La chute du mur, je ne m'en souviens pas. J'avais presque neuf ans et venais donc d'entrer en CM1, si mes calculs sont exacts. Je ne me rappelle pas qu'on en ait parlé à la maison et je ne me rappelle pas qu'on en ait parlé en classe. Je ne savais pas ce qu'étaient le communisme, le rideau de fer, l'économie de marché, la RDA, la RFA, ni qui étaient ces gens dont on pouvait parfois entendre parler : Gorbatchev, Khrouchtchev et d'autres noms étrangers… Je me rappelle que mon frère avait le 45 tours de Russians de Sting et que j'aimais bien cette chanson dont je n'ai compris le sens que bien plus tard. Moi, je jouais aux Lego et je faisais du vélo avec les copains. Ça et n'avoir pas conscience des problèmes idiots du monde, c'était le bonheur absolu.

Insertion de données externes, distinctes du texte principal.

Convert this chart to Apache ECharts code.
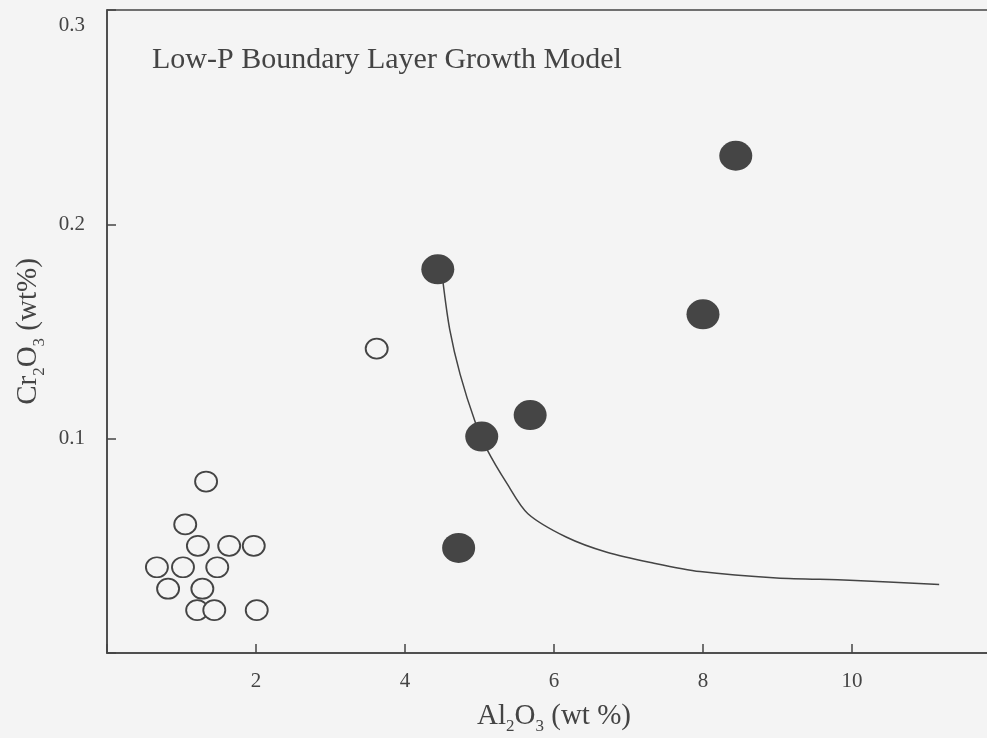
<!DOCTYPE html>
<html>
<head>
<meta charset="utf-8">
<script src="https://cdn.jsdelivr.net/npm/echarts@6/dist/echarts.min.js"></script>
<style>
	html, body { margin: 0; padding: 0; background: #f4f4f4; }
	#chart { width: 987px; height: 738px; }
</style>
</head>
<body>
<div id="chart"></div>
<script>
// open circles: [Al2O3, Cr2O3]
var openPoints = [
	[1.33, 0.08], [1.05, 0.06], [1.22, 0.05], [1.64, 0.05], [1.97, 0.05],
	[0.67, 0.04], [1.02, 0.04], [1.48, 0.04], [0.82, 0.03], [1.28, 0.03],
	[1.21, 0.02], [1.44, 0.02], [2.01, 0.02], [3.62, 0.142]
];
// filled circles
var filledPoints = [
	[8.44, 0.232], [4.44, 0.179], [8.0, 0.158], [5.68, 0.111], [5.03, 0.101], [4.72, 0.049]
];
// model curve
var modelCurve = [
	[4.51, 0.173], [4.60, 0.151], [4.74, 0.130], [4.94, 0.108], [5.10, 0.095],
	[5.37, 0.079], [5.65, 0.065], [6.17, 0.054], [6.71, 0.047], [7.33, 0.042],
	[7.96, 0.038], [8.99, 0.035], [9.97, 0.034], [11.17, 0.032]
];
var xTicks = [2, 4, 6, 8, 10];
var yTicks = [0.1, 0.2, 0.3];

var ink = "#444";
var serif = "'Liberation Serif', 'DejaVu Serif', serif";

// rich styles for chemical formula subscripts
var formulaRich = {
	a: { fontFamily: serif, fontSize: 29, color: ink, lineHeight: 34 },
	s: { fontFamily: serif, fontSize: 17, color: ink, lineHeight: 34, verticalAlign: "bottom", padding: [0, 0, -2, 0] }
};

var mychart = echarts.init(document.getElementById("chart"));
var option = {
	backgroundColor: "#f4f4f4",
	animation: false,
	title: {
		text: "Low-P Boundary Layer Growth Model",
		left: 147,
		top: 40,
		textStyle: { fontFamily: serif, fontWeight: "normal", fontSize: 30, color: ink }
	},
	grid: {
		left: 107, right: -14, top: 10, bottom: 85,
		outerBoundsMode: "none",
		containLabel: false,
		show: true, borderColor: ink, borderWidth: 1.5, backgroundColor: "transparent"
	},
	xAxis: {
		type: "value", min: 0, max: 12, interval: 2,
		name: "{a|Al}{s|2}{a|O}{s|3}{a| (wt %)}",
		nameLocation: "middle", nameGap: 46,
		nameTextStyle: { rich: formulaRich },
		splitLine: { show: false },
		axisLine: { lineStyle: { color: ink, width: 1.5 } },
		axisTick: { inside: true, length: 9, lineStyle: { color: ink, width: 1.5 } },
		axisLabel: {
			margin: 18, fontFamily: serif, fontSize: 21, color: ink,
			formatter: v => xTicks.indexOf(v) >= 0 ? String(v) : ""
		}
	},
	yAxis: {
		type: "value", min: 0, max: 0.3, interval: 0.1,
		name: "{a|Cr}{s|2}{a|O}{s|3}{a| (wt%)}",
		nameLocation: "middle", nameGap: 60, nameRotate: 90,
		nameTextStyle: { rich: formulaRich },
		splitLine: { show: false },
		axisLine: { lineStyle: { color: ink, width: 1.5 } },
		axisTick: { inside: true, length: 9, lineStyle: { color: ink, width: 1.5 } },
		axisLabel: {
			margin: 22, fontFamily: serif, fontSize: 21, color: ink,
			formatter: v => {
				if (Math.abs(v - 0.3) < 1e-9) return "{top|0.3}";
				return yTicks.some(t => Math.abs(t - v) < 1e-9) ? v.toFixed(1) : "";
			},
			rich: {
				top: { fontFamily: serif, fontSize: 21, color: ink, padding: [30, 0, 0, 0] }
			}
		}
	},
	series: [
		{
			name: "model",
			type: "line",
			data: modelCurve,
			smooth: 0.3,
			showSymbol: false,
			lineStyle: { color: ink, width: 1.5 },
			z: 2
		},
		{
			name: "open",
			type: "scatter",
			data: openPoints,
			symbol: "circle",
			symbolSize: [22, 20],
			itemStyle: { color: "#f4f4f4", borderColor: ink, borderWidth: 1.8, opacity: 1 },
			z: 3
		},
		{
			name: "filled",
			type: "scatter",
			data: filledPoints,
			symbol: "circle",
			symbolSize: [33, 30],
			itemStyle: { color: "#454545", opacity: 1 },
			z: 4
		}
	]
};
mychart.setOption(option);
</script>
</body>
</html>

Je ne le savais pas encore, mais l'année suivante, j'entrerais dans un établissement franco-allemand où je resterais jusqu'au bac. Là, j'en ai bouffé, du mur de Berlin. Il y en avait même un morceau sous une vitrine dans la bibliothèque. Mais je n'ai jamais eu la curiosité de chercher à comprendre. Ça me faisait chier. Soit, des pays ne s'aimaient pas, ils avaient construit un mur et c'était une énorme connerie. Bon. On peut pas plutôt aller en cours de maths ou de physique ? Je suis même allé en voyage de classe en ex-RDA, une première fois à Weimar, une seconde fois à Berlin, sans me soucier de tout ça. L'est, l'ouest, quelle importance, c'est l'Allemagne et ça va être atroce car je parle cette langue avec l'aisance de… Non, aucune métaphore ne pouvait refléter mon désespoir linguistique (plus tard, une fois que j'aurais fini de l'étudier, j'apprendrais à aimer cette langue).

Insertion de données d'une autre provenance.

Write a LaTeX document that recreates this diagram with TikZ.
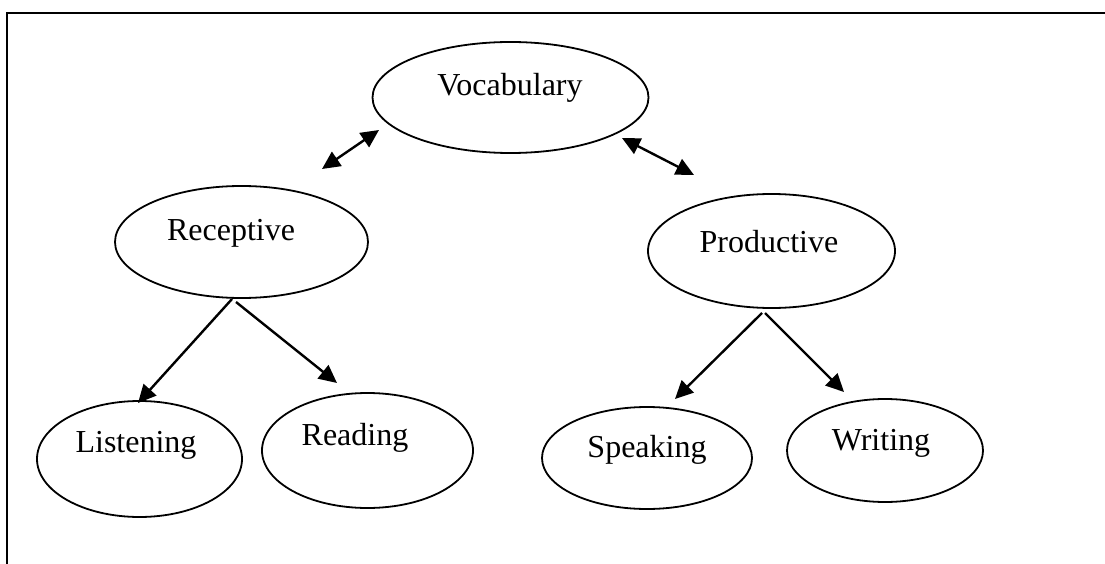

Finalement, peut-être que j'ai commencé à me soucier de tout ce bazar historique en discutant avec les parents de mon correspondant à Weimar. Je me rappelle une longue soirée passée à écouter leurs récits d'avant la réunification (ils utilisaient des mots si simples et articulaient si bien que mes tympans devenaient perméables à leurs phrases, ce qu'ils n'avaient jamais été fichus de faire en cours d'allemand). Lui était architecte mais ils avaient droit au même logement que tout le monde, ni plus, ni moins. Ah, bon. D'autres anecdotes du genre. Les années d'attente pour la voiture, etc. Et puis, le choc. Avant la chute du mur, ces gens-là ne mangeaient jamais de bananes ! À côté d'une nouvelle pareille, la Stasi, c'était du pipi de chat.

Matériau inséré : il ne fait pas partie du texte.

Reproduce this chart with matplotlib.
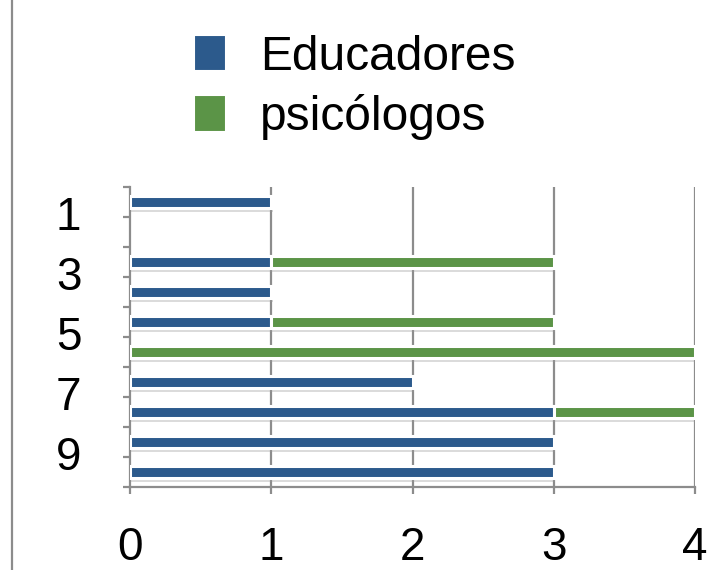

Je crois que c'est le jour où on a arrêté de me saouler avec que je me suis intéressé à Berlin, à son mur, au bloc de l'Est, en ouvrant des livres et en regardant des documentaires à la télé. Le jour où j'ai réalisé que j'avais passé neuf ans de ma vie durant la guerre froide et que ce n'était pas seulement une fausse guerre de livre d'histoire. C'est passionnant, l'histoire, quand ce n'est pas noté.

Tiens, j'aimerais bien retourner à Berlin.